Иду в военкомат, он с девяти часов работает. Меня приняли абсолютно спокойно, понимали, что идет этот чертов бедлам. Они мне говорят: идите и работайте, когда понадобитесь, вызовем.

Была такая растерянность, люди не знали, что делать, бегали, магазины уже были пустые, все расхватали… Я все время боялась за ребенка, ведь бомбили каждый день. Ночью вставали и таскали его в убежище, а на каждого входившего мужчину он кричал: “Это Гитлер?”

И вот как-то пришел муж и сказал, что эвакуируют писательский детский сад. И предложил мне отправить его вместе с другими детьми. Я согласилась.

А когда отправляла, то буквально отдирала от себя, уже тогда поняла, что совершила чудовищную вещь. Пришла домой и сказала мужу: что же мы наделали!

Там ехали женщины с детьми, были мамы рядом, а мой – один. Он так кричал:

– Я буду ходить в бомбоубежище, мамочка, не отдавай меня!

Берта Горелик вспоминала:

12 дней мы не ехали, а стояли. Как бомбят, мы останавливались. Дамы поважнее сидели в каютах, а мы на палубе. Цветаева была с сыном. Я ее увидела, кажется, дня через два. Подошла к ней жена Вилли Бределя – антифашиста, она мне ее представила. Говорили друг с другом по-немецки. Почему-то Бредельша ко мне сразу расположилась, стала рассказывать про свои болезни.
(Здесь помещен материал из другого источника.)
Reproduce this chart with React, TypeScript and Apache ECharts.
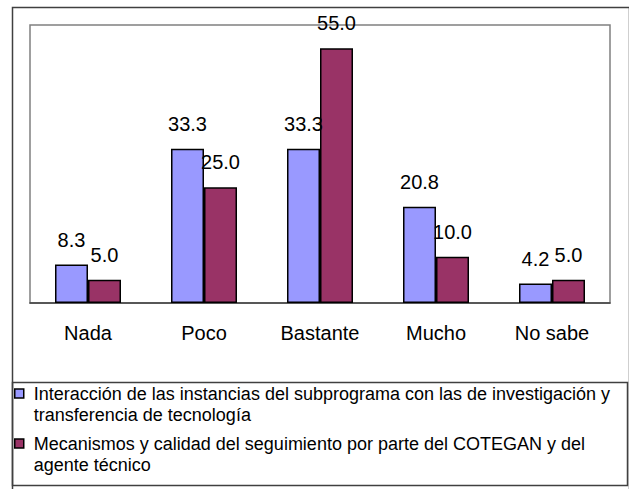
import React, { useEffect, useRef } from "react";
import * as echarts from "echarts";

const categories = ["Nada", "Poco", "Bastante", "Mucho", "No sabe"];
const seriesNames = [
  "Interacción de las instancias del subprograma con las de investigación y\ntransferencia de tecnología",
  "Mecanismos y calidad del seguimiento por parte del COTEGAN y del\nagente técnico",
];
const interaccion = [8.3, 33.3, 33.3, 20.8, 4.2];
const mecanismos = [5.0, 25.0, 55.0, 10.0, 5.0];

const FONT = "'Liberation Sans', Arial, sans-serif";

export default function App() {
  const ref = useRef<HTMLDivElement>(null);
  useEffect(() => {
    document.body.style.margin = "0";
    const chart = echarts.init(ref.current!, null, { renderer: "svg" });
    const label = {
      show: true,
      position: "top" as const,
      distance: 15,
      color: "#000",
      fontSize: 20,
      fontFamily: FONT,
      formatter: (p: any) => Number(p.value).toFixed(1),
    };
    chart.setOption({
      animation: false,
      backgroundColor: "#fff",
      textStyle: { fontFamily: FONT },
      grid: {
        left: 30,
        top: 25,
        width: 580,
        height: 278,
        show: true,
        borderColor: "#808080",
        borderWidth: 1.5,
        containLabel: false,
      },
      xAxis: {
        type: "category",
        data: categories,
        axisLine: { lineStyle: { color: "#404040", width: 1.5 } },
        axisTick: { length: 6, lineStyle: { color: "#404040", width: 1 } },
        axisLabel: { color: "#000", fontSize: 20, fontFamily: FONT, margin: 20 },
      },
      yAxis: {
        type: "value",
        min: 0,
        max: 60,
        show: false,
        splitLine: { show: false },
      },
      legend: {
        orient: "vertical",
        left: 14,
        top: 362,
        padding: 0,
        itemWidth: 9,
        itemHeight: 9,
        itemGap: -13,
        icon: "rect",
        selectedMode: false,
        itemStyle: { borderColor: "#000", borderWidth: 1.5 },
        formatter: (name: string) =>
          " \n" + name.split("\n").map((s) => " " + s).join("\n"),
        textStyle: {
          fontSize: 18,
          fontFamily: FONT,
          color: "#000",
          lineHeight: 21,
        },
        data: seriesNames,
      },
      graphic: [
        {
          type: "rect",
          left: 10,
          top: 5,
          shape: { x: 0, y: 0, width: 617, height: 500 },
          style: { fill: "none", stroke: "#404040", lineWidth: 1.5 },
          silent: true,
        },
        {
          type: "rect",
          left: 10,
          top: 380,
          shape: { x: 0, y: 0, width: 615, height: 103 },
          style: { fill: "none", stroke: "#404040", lineWidth: 1.5 },
          silent: true,
        },
      ],
      series: [
        {
          name: seriesNames[0],
          type: "bar",
          data: interaccion,
          barWidth: 33,
          barGap: "0%",
          itemStyle: { color: "#9999FF", borderColor: "#000", borderWidth: 1.5 },
          label,
        },
        {
          name: seriesNames[1],
          type: "bar",
          data: mecanismos,
          barWidth: 33,
          barGap: "0%",
          itemStyle: { color: "#993366", borderColor: "#000", borderWidth: 1.5 },
          label,
        },
      ],
    });
    return () => chart.dispose();
  }, []);
  return (
    <div
      ref={ref}
      style={{ position: "absolute", left: 0, top: 0, width: 629, height: 489 }}
    />
  );
}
Она представила мне Цветаеву. Та была бледная, серого цвета, волосы бесцветные с проседью уже. Она была с такой тоской в глазах… Вообще ее жизнь я узнала только тогда, когда мы приехали в Чистополь.

В 20-х числах августа они встретятся – жена Бределя, Берта Михайловна и Цветаева, когда она приедет хлопотать в Литфонд о возможности жить и работать в Чистополе.

Из рассказа видно, что Цветаева оказалась среди общего горя, которое уравнивало всех в беде. Но было одно существенное отличие: все умели включаться в советскую систему отношений, а она – нет.

Когда мы ехали, она узнала, что я врач, – вспоминала Берта Горелик об их коротком разговоре на пароходе. – “Вы не могли бы меня взять посудомойкой, я могу и полы мыть”. Я ей говорю: ваше дело – писать стихи. Я же ничего не знала о ней. Знала то, что, существует такая писательница, что эмигрировала, но дальнейшая ее судьба мне была неизвестна. Она мне ответила: “Кому теперь нужны мои стихи?” Я ей сказала: “Вы знаете, я, конечно, с удовольствием вас возьму, но я же еду всего на две недели”.

Главные разговоры на пароходе: где жить и на что жить. Из разговоров становилось понятно, что у всех есть какая-то поддержка от родственников, деньги, которые везут с собой. Цветаева – в растерянности. Страх, что нельзя будет найти работу, овладевает ею все больше.

Мур рассуждает в дневнике о возможности устроиться:

В Казани есть поэтесса-переводчица М. Алигер, которая наверняка знает о замечательной репутации матери. (Может быть, наоборот, она не поможет нам устроиться в Казани, опасаясь сильной конкуренции в области переводов)[17 - Эфрон Г. Т. 1. С. 492. Спустя годы Маргарита Алигер, возможно, ознакомившись с дневниковой записью Мура (она близко знала Ариадну Эфрон), писала о Цветаевой в воспоминаниях “Тропинка во ржи”: “Я запомнила городок Елабугу между Чистополем и Челнами, на противоположном берегу. Туда, я знала, тоже отправили несколько писательских семей и в их числе – знала я тогда об этом или нет? – Марину Ивановну Цветаеву с сыном. Стоял конец августа, ясный и синий, – можно бы задержаться, сойти в Елабуге, отыскать там живую Марину Цветаеву, что-нибудь сказать ей такое, что помогло бы ей поверить, помедлить, подождать, понадеяться… Можно ли было? Думаю, да. Думаю, это всегда можно. Думаю, всем нам много раз удавалось, хотя мы, может быть, и сами о том не знали, удержать, остановить, отвести от другого страшную минуту. И этим другим – от нас. А тут вот не удалось”.].